EXERCISE DETAILS:
Print the lines of the listing below verbatim from its first line through the line bearing "var height = 325;". Any pictures are to be omitted.

COLLECTED DATA:
-*-*-
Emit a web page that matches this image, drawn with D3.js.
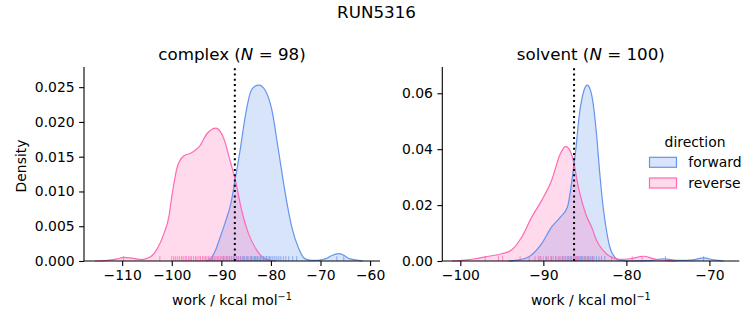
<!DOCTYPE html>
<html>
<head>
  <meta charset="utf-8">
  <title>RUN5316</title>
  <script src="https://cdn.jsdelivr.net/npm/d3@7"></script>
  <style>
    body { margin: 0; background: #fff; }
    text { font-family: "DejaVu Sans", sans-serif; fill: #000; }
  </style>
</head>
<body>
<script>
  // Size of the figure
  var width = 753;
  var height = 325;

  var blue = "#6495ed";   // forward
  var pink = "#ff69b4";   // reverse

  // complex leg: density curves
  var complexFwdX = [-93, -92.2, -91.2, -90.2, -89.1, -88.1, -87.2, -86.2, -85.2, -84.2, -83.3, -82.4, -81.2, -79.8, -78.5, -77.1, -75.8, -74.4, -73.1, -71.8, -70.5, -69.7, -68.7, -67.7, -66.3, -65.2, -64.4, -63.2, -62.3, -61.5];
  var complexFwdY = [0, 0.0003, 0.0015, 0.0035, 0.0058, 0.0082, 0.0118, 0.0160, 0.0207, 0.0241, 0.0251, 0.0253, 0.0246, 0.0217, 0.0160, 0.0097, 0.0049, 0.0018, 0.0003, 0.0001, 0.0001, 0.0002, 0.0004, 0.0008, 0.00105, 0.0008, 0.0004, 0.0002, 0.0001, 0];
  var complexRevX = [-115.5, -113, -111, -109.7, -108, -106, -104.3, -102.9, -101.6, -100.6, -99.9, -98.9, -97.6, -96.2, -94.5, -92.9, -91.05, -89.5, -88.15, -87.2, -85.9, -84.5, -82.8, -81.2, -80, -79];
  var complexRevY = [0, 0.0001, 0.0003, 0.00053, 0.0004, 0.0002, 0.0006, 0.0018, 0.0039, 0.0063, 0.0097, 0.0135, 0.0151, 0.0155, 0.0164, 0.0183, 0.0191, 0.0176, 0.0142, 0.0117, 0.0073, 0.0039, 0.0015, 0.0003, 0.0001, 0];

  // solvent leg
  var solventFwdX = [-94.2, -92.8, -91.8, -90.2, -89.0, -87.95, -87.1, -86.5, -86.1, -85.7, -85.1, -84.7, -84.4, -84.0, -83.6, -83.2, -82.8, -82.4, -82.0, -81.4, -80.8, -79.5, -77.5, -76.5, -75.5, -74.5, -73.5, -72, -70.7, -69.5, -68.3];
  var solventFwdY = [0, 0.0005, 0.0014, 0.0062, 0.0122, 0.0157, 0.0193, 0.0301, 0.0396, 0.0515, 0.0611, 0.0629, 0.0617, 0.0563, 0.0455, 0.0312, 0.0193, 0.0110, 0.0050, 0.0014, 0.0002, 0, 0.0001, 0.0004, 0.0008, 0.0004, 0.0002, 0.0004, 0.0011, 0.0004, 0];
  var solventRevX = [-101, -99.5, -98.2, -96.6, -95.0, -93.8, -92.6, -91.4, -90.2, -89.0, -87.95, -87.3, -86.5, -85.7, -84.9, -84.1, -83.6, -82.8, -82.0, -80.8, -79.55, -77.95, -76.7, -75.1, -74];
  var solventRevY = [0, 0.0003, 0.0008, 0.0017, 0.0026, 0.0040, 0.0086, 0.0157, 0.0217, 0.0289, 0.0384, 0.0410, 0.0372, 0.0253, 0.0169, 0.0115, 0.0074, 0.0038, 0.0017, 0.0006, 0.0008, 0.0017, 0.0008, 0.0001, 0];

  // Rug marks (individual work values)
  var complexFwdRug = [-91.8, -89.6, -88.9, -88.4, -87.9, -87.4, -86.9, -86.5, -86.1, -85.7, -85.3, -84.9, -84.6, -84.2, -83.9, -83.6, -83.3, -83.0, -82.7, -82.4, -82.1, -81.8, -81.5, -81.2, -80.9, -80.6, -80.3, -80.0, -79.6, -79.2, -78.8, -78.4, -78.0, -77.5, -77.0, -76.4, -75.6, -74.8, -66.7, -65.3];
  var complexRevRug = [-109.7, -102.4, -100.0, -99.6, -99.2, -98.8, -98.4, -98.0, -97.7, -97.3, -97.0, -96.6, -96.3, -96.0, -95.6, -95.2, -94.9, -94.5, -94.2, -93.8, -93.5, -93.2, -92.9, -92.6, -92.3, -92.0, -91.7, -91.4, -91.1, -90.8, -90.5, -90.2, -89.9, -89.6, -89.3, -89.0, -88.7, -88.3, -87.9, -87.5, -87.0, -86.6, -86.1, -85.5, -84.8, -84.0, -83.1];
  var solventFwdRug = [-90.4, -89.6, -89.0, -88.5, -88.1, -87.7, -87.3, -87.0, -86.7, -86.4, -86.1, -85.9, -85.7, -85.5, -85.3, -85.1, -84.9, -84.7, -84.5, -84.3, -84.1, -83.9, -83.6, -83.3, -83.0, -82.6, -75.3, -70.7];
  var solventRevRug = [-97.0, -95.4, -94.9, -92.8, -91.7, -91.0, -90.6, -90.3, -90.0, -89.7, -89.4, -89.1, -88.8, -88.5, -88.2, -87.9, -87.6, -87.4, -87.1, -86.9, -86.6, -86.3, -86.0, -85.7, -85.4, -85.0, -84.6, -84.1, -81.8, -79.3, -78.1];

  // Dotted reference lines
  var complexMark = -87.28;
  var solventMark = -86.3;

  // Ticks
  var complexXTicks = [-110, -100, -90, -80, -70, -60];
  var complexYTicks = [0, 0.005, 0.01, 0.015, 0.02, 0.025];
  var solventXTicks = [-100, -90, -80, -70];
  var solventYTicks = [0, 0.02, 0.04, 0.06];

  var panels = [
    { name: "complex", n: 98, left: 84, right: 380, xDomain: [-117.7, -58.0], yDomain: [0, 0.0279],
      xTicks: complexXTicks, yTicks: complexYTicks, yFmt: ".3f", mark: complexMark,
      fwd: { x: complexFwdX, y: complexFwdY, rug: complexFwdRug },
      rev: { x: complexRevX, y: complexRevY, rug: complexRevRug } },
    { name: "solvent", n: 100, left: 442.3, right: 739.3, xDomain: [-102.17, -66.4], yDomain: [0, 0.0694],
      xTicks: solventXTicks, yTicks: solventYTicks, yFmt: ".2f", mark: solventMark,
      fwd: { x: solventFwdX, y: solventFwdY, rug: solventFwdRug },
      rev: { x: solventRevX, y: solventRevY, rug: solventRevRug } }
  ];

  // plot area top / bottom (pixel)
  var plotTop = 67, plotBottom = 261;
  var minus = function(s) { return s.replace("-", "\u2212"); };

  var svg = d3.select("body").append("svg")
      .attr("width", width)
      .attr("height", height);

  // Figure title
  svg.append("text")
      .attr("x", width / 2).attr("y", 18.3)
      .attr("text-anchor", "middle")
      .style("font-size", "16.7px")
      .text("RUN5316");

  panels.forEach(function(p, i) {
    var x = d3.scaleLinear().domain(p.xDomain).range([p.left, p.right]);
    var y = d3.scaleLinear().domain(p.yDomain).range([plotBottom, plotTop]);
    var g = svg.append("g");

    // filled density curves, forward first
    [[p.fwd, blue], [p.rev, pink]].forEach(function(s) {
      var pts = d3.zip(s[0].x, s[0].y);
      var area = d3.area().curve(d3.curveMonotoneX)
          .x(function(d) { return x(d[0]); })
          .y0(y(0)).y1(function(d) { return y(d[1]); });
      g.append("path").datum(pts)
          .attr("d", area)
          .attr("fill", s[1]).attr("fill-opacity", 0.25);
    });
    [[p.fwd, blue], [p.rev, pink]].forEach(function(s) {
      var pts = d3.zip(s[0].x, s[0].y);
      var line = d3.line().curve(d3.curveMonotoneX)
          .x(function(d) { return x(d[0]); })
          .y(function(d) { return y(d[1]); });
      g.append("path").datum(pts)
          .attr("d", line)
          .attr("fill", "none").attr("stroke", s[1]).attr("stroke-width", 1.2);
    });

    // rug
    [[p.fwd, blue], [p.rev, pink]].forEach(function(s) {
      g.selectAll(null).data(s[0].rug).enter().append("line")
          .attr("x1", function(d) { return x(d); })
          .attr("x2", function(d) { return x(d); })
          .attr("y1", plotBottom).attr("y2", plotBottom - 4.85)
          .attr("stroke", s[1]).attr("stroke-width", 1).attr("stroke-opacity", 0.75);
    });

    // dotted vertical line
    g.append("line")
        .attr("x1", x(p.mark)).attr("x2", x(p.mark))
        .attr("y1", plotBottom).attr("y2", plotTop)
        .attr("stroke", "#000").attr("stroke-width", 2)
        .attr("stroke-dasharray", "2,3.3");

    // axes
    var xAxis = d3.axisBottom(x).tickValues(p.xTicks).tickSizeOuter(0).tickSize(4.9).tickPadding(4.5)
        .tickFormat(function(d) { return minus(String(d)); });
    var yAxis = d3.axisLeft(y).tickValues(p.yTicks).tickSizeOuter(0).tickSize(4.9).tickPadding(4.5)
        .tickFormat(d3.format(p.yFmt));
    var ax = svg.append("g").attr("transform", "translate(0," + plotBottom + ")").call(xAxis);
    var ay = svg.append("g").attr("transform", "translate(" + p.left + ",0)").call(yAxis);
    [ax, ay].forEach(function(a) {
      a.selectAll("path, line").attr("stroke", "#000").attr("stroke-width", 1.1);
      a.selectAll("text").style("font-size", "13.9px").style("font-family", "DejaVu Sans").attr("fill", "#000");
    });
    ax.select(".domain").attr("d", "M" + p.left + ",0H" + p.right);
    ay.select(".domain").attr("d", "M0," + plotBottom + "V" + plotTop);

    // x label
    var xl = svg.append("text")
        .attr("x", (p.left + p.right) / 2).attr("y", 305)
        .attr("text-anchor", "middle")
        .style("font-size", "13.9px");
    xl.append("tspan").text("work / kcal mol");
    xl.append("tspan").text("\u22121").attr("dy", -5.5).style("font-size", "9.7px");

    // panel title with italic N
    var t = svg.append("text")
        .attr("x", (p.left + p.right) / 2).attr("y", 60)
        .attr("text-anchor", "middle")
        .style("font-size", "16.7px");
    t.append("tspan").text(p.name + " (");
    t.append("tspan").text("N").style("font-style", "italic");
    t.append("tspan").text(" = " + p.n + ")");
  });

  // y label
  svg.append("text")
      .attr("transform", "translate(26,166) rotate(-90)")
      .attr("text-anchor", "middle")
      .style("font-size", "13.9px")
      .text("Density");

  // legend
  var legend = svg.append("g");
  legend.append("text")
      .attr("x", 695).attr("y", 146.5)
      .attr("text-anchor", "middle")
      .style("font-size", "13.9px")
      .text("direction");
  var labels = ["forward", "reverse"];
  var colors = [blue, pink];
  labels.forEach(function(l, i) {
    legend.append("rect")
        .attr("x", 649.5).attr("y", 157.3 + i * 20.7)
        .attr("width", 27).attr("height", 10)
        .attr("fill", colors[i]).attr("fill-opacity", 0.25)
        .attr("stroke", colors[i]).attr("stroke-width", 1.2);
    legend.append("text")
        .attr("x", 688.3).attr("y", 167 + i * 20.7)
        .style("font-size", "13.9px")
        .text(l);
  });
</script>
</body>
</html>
-*-*-
FINAL RESULT:
Emit a web page that matches this image, drawn with D3.js.
<!DOCTYPE html>
<html>
<head>
  <meta charset="utf-8">
  <title>RUN5316</title>
  <script src="https://cdn.jsdelivr.net/npm/d3@7"></script>
  <style>
    body { margin: 0; background: #fff; }
    text { font-family: "DejaVu Sans", sans-serif; fill: #000; }
  </style>
</head>
<body>
<script>
  // Size of the figure
  var width = 753;
  var height = 325;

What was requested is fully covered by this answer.